Joshua K. Hartshorne (2014). What is implicit causality? Language and Cognitive Processes


Marte said...

So, have you done this work with ERPs as well? From the blog post I derive that that was the original goal, but it is not reported in the paper, right? I would still be interested to see the data though.

GamesWithWords said...

We did do a ERP study. The results were confusing, though. Basically, there were no results. There was no difference in the ERP to the pronoun in

Bill frightened Mary because he...


Mary frightened Bill because he...

This contrasts with what was been reported in several studies in Dutch, and also contrasts with multiple self-paced readings studies, in which people have more trouble reading the pronoun when it mismatches the expected continuation (the second example above).
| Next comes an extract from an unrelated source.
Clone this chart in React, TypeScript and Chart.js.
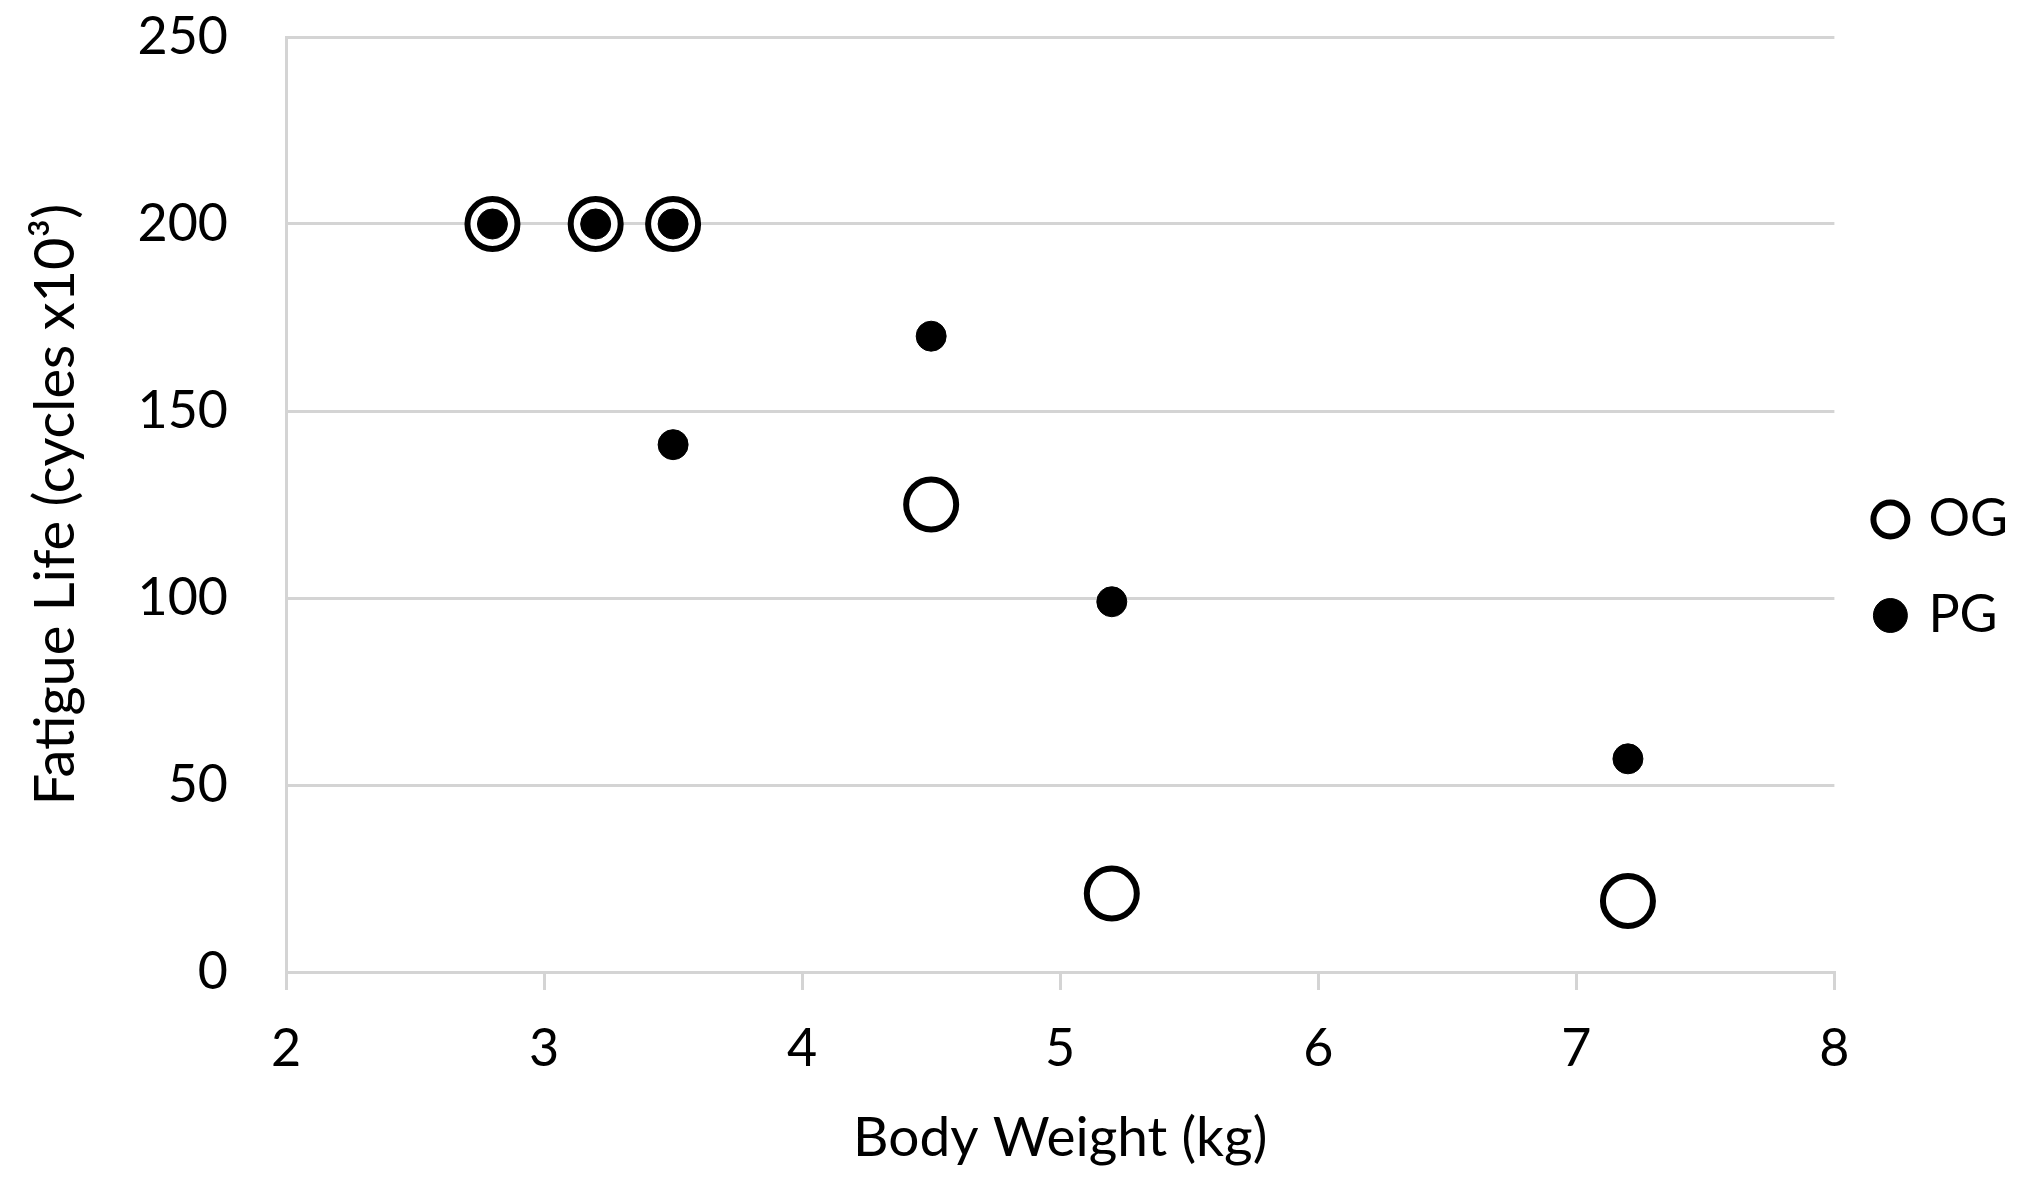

So we suspect there's something wrong with the data: too little power, a problem with the equipment, a bug in the analysis, etc. But we haven't been able to find it yet.

Marte said...

But the lack of differences in the ERP could also be due to other factors. Maybe there is some critical difference in the stimuli? And did your subjects perform an additional task when reading the sentences, like in the behavioral studies that are reported above? I'm sure that the Van Berkum study did not employ any other task than reading for comprehension. Task/ no task could make a difference as well.

GamesWithWords said...

We used reading for comprehension, with occasional comprehension questions. All the items we used were strongly biased (we tested in a separate experiment). The primary difference between what we did and what the van Berkum group did is that we did not include a couple sentences before the critical sentence. If that's the relevant difference, there are two interpretations:
1) Their result was actually *driven* by the leading sentences.
2) ERP effects are small if you aren't well into a long discourse.

I've seen a lot of (non-ERP) studies where the effects were accidentally driven by the sentences prior to the critical sentence, which is why I don't like using the design. On the other hand, I know that some ERP believe that many ERP effects require a longer discourse (not sure how systematic the data are). If we were to run a follow-up, that's probably the direction we would go.